◆ **WRITTEN REQUEST**:
All of the material below is to be restated word for word, apart from the pictures.

◆ **SOURCE EXCERPT**:
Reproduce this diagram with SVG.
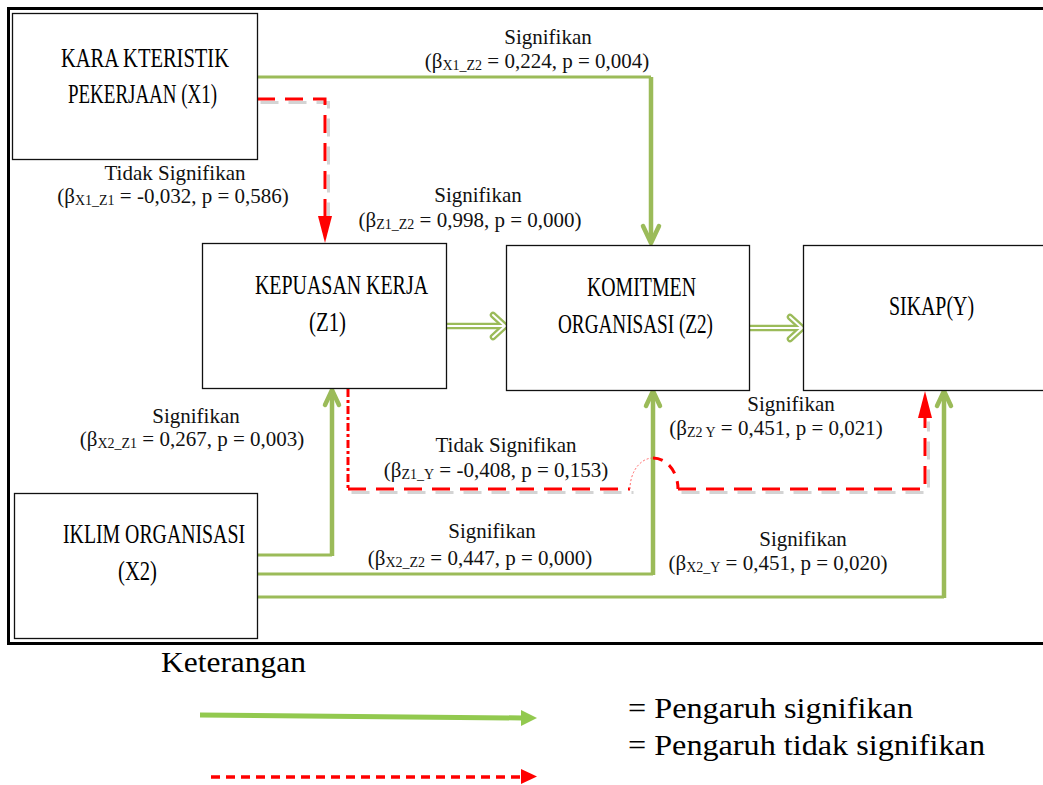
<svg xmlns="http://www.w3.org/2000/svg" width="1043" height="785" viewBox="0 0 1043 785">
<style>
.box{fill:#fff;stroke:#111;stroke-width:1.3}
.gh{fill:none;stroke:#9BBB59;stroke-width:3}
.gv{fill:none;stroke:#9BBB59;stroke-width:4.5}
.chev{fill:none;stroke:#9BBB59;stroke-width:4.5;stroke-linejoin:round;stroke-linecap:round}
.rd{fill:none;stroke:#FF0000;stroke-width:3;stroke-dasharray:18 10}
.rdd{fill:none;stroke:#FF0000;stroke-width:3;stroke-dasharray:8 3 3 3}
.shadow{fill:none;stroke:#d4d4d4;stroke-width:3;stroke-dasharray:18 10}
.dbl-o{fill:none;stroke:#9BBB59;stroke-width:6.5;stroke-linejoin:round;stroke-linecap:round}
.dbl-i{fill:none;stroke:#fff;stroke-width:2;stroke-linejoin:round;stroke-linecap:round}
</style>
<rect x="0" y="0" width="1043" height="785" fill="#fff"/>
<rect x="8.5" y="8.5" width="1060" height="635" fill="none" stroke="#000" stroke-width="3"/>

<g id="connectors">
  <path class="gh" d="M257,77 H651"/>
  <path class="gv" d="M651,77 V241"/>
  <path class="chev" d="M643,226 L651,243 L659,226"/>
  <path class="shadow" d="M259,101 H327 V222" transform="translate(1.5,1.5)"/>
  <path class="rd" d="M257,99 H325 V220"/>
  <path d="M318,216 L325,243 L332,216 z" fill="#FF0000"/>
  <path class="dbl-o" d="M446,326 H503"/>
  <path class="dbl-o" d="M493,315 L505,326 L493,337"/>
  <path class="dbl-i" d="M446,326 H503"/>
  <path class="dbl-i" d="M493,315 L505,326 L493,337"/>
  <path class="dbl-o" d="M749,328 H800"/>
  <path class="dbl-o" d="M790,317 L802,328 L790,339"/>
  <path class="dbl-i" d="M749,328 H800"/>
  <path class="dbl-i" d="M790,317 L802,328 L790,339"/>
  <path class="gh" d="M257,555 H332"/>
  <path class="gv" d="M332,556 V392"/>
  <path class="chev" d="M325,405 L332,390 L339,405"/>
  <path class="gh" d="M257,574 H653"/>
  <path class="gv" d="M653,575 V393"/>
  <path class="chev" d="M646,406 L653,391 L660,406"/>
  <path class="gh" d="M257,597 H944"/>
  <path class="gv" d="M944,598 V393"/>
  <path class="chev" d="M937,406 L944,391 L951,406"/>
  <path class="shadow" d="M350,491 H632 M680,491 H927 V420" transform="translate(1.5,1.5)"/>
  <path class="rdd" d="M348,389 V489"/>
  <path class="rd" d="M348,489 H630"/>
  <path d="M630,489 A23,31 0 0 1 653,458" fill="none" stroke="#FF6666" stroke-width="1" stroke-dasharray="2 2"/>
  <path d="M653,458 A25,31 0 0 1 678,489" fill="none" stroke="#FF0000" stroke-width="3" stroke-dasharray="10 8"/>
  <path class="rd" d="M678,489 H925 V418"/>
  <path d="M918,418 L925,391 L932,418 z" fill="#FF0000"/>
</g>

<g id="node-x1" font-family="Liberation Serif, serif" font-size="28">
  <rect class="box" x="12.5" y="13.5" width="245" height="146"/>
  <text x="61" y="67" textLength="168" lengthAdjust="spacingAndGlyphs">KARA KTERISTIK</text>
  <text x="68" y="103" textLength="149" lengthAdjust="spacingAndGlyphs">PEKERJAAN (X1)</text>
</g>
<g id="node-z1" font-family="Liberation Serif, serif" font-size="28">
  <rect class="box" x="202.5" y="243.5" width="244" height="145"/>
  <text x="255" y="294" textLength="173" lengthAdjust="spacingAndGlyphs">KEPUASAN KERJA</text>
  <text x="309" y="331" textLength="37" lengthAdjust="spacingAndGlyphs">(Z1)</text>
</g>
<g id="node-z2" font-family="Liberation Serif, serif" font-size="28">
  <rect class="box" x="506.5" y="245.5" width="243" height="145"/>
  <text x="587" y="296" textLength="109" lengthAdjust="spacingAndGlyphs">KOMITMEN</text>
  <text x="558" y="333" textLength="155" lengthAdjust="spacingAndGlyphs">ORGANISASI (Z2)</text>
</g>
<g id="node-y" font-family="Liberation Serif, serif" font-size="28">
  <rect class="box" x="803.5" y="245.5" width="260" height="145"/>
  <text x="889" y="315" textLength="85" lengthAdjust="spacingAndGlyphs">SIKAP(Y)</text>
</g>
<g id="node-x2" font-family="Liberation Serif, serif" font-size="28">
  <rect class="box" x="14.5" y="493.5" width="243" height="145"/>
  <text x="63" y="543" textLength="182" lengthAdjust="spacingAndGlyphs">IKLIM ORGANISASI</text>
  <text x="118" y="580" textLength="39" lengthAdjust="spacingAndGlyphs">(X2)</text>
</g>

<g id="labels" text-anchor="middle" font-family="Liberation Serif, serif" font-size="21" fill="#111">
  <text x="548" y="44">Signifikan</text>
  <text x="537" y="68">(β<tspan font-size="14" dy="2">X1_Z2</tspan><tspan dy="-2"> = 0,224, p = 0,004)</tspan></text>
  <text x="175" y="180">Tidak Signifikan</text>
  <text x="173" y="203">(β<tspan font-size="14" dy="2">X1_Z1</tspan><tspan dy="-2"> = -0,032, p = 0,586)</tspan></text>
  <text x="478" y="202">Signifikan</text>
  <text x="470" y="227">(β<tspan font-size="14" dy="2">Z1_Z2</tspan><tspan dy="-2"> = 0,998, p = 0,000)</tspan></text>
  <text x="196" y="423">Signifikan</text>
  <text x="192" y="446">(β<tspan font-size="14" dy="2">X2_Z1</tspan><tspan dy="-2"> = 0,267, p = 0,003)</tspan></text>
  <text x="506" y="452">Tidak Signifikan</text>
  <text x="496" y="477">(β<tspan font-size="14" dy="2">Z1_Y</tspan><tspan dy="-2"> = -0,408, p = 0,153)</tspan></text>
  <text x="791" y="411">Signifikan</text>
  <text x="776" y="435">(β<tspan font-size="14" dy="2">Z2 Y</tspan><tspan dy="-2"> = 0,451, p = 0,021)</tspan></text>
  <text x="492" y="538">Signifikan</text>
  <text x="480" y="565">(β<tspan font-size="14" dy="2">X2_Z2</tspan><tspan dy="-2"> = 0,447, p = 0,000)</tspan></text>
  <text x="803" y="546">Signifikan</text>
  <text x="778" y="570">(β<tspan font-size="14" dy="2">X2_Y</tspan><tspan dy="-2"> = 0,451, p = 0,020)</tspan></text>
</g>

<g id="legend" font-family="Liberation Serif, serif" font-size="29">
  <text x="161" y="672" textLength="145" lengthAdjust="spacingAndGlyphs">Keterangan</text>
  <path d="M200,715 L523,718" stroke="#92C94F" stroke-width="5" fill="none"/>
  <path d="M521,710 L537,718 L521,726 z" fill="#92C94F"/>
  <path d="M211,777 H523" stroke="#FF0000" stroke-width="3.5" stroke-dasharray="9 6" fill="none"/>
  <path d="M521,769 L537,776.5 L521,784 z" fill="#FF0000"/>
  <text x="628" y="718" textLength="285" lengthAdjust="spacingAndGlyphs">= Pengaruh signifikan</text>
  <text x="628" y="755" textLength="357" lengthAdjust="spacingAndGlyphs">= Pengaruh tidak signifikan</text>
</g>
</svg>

◆ **THE REPLY**:
Reproduce this diagram with SVG.
<svg xmlns="http://www.w3.org/2000/svg" width="1043" height="785" viewBox="0 0 1043 785">
<style>
.box{fill:#fff;stroke:#111;stroke-width:1.3}
.gh{fill:none;stroke:#9BBB59;stroke-width:3}
.gv{fill:none;stroke:#9BBB59;stroke-width:4.5}
.chev{fill:none;stroke:#9BBB59;stroke-width:4.5;stroke-linejoin:round;stroke-linecap:round}
.rd{fill:none;stroke:#FF0000;stroke-width:3;stroke-dasharray:18 10}
.rdd{fill:none;stroke:#FF0000;stroke-width:3;stroke-dasharray:8 3 3 3}
.shadow{fill:none;stroke:#d4d4d4;stroke-width:3;stroke-dasharray:18 10}
.dbl-o{fill:none;stroke:#9BBB59;stroke-width:6.5;stroke-linejoin:round;stroke-linecap:round}
.dbl-i{fill:none;stroke:#fff;stroke-width:2;stroke-linejoin:round;stroke-linecap:round}
</style>
<rect x="0" y="0" width="1043" height="785" fill="#fff"/>
<rect x="8.5" y="8.5" width="1060" height="635" fill="none" stroke="#000" stroke-width="3"/>

<g id="connectors">
  <path class="gh" d="M257,77 H651"/>
  <path class="gv" d="M651,77 V241"/>
  <path class="chev" d="M643,226 L651,243 L659,226"/>
  <path class="shadow" d="M259,101 H327 V222" transform="translate(1.5,1.5)"/>
  <path class="rd" d="M257,99 H325 V220"/>
  <path d="M318,216 L325,243 L332,216 z" fill="#FF0000"/>
  <path class="dbl-o" d="M446,326 H503"/>
  <path class="dbl-o" d="M493,315 L505,326 L493,337"/>
  <path class="dbl-i" d="M446,326 H503"/>
  <path class="dbl-i" d="M493,315 L505,326 L493,337"/>
  <path class="dbl-o" d="M749,328 H800"/>
  <path class="dbl-o" d="M790,317 L802,328 L790,339"/>
  <path class="dbl-i" d="M749,328 H800"/>
  <path class="dbl-i" d="M790,317 L802,328 L790,339"/>
  <path class="gh" d="M257,555 H332"/>
  <path class="gv" d="M332,556 V392"/>
  <path class="chev" d="M325,405 L332,390 L339,405"/>
  <path class="gh" d="M257,574 H653"/>
  <path class="gv" d="M653,575 V393"/>
  <path class="chev" d="M646,406 L653,391 L660,406"/>
  <path class="gh" d="M257,597 H944"/>
  <path class="gv" d="M944,598 V393"/>
  <path class="chev" d="M937,406 L944,391 L951,406"/>
  <path class="shadow" d="M350,491 H632 M680,491 H927 V420" transform="translate(1.5,1.5)"/>
  <path class="rdd" d="M348,389 V489"/>
  <path class="rd" d="M348,489 H630"/>
  <path d="M630,489 A23,31 0 0 1 653,458" fill="none" stroke="#FF6666" stroke-width="1" stroke-dasharray="2 2"/>
  <path d="M653,458 A25,31 0 0 1 678,489" fill="none" stroke="#FF0000" stroke-width="3" stroke-dasharray="10 8"/>
  <path class="rd" d="M678,489 H925 V418"/>
  <path d="M918,418 L925,391 L932,418 z" fill="#FF0000"/>
</g>

<g id="node-x1" font-family="Liberation Serif, serif" font-size="28">
  <rect class="box" x="12.5" y="13.5" width="245" height="146"/>
  <text x="61" y="67" textLength="168" lengthAdjust="spacingAndGlyphs">KARA KTERISTIK</text>
  <text x="68" y="103" textLength="149" lengthAdjust="spacingAndGlyphs">PEKERJAAN (X1)</text>
</g>
<g id="node-z1" font-family="Liberation Serif, serif" font-size="28">
  <rect class="box" x="202.5" y="243.5" width="244" height="145"/>
  <text x="255" y="294" textLength="173" lengthAdjust="spacingAndGlyphs">KEPUASAN KERJA</text>
  <text x="309" y="331" textLength="37" lengthAdjust="spacingAndGlyphs">(Z1)</text>
</g>
<g id="node-z2" font-family="Liberation Serif, serif" font-size="28">
  <rect class="box" x="506.5" y="245.5" width="243" height="145"/>
  <text x="587" y="296" textLength="109" lengthAdjust="spacingAndGlyphs">KOMITMEN</text>
  <text x="558" y="333" textLength="155" lengthAdjust="spacingAndGlyphs">ORGANISASI (Z2)</text>
</g>
<g id="node-y" font-family="Liberation Serif, serif" font-size="28">
  <rect class="box" x="803.5" y="245.5" width="260" height="145"/>
  <text x="889" y="315" textLength="85" lengthAdjust="spacingAndGlyphs">SIKAP(Y)</text>
</g>
<g id="node-x2" font-family="Liberation Serif, serif" font-size="28">
  <rect class="box" x="14.5" y="493.5" width="243" height="145"/>
  <text x="63" y="543" textLength="182" lengthAdjust="spacingAndGlyphs">IKLIM ORGANISASI</text>
  <text x="118" y="580" textLength="39" lengthAdjust="spacingAndGlyphs">(X2)</text>
</g>

<g id="labels" text-anchor="middle" font-family="Liberation Serif, serif" font-size="21" fill="#111">
  <text x="548" y="44">Signifikan</text>
  <text x="537" y="68">(β<tspan font-size="14" dy="2">X1_Z2</tspan><tspan dy="-2"> = 0,224, p = 0,004)</tspan></text>
  <text x="175" y="180">Tidak Signifikan</text>
  <text x="173" y="203">(β<tspan font-size="14" dy="2">X1_Z1</tspan><tspan dy="-2"> = -0,032, p = 0,586)</tspan></text>
  <text x="478" y="202">Signifikan</text>
  <text x="470" y="227">(β<tspan font-size="14" dy="2">Z1_Z2</tspan><tspan dy="-2"> = 0,998, p = 0,000)</tspan></text>
  <text x="196" y="423">Signifikan</text>
  <text x="192" y="446">(β<tspan font-size="14" dy="2">X2_Z1</tspan><tspan dy="-2"> = 0,267, p = 0,003)</tspan></text>
  <text x="506" y="452">Tidak Signifikan</text>
  <text x="496" y="477">(β<tspan font-size="14" dy="2">Z1_Y</tspan><tspan dy="-2"> = -0,408, p = 0,153)</tspan></text>
  <text x="791" y="411">Signifikan</text>
  <text x="776" y="435">(β<tspan font-size="14" dy="2">Z2 Y</tspan><tspan dy="-2"> = 0,451, p = 0,021)</tspan></text>
  <text x="492" y="538">Signifikan</text>
  <text x="480" y="565">(β<tspan font-size="14" dy="2">X2_Z2</tspan><tspan dy="-2"> = 0,447, p = 0,000)</tspan></text>
  <text x="803" y="546">Signifikan</text>
  <text x="778" y="570">(β<tspan font-size="14" dy="2">X2_Y</tspan><tspan dy="-2"> = 0,451, p = 0,020)</tspan></text>
</g>

<g id="legend" font-family="Liberation Serif, serif" font-size="29">
  <text x="161" y="672" textLength="145" lengthAdjust="spacingAndGlyphs">Keterangan</text>
  <path d="M200,715 L523,718" stroke="#92C94F" stroke-width="5" fill="none"/>
  <path d="M521,710 L537,718 L521,726 z" fill="#92C94F"/>
  <path d="M211,777 H523" stroke="#FF0000" stroke-width="3.5" stroke-dasharray="9 6" fill="none"/>
  <path d="M521,769 L537,776.5 L521,784 z" fill="#FF0000"/>
  <text x="628" y="718" textLength="285" lengthAdjust="spacingAndGlyphs">= Pengaruh signifikan</text>
  <text x="628" y="755" textLength="357" lengthAdjust="spacingAndGlyphs">= Pengaruh tidak signifikan</text>
</g>
</svg>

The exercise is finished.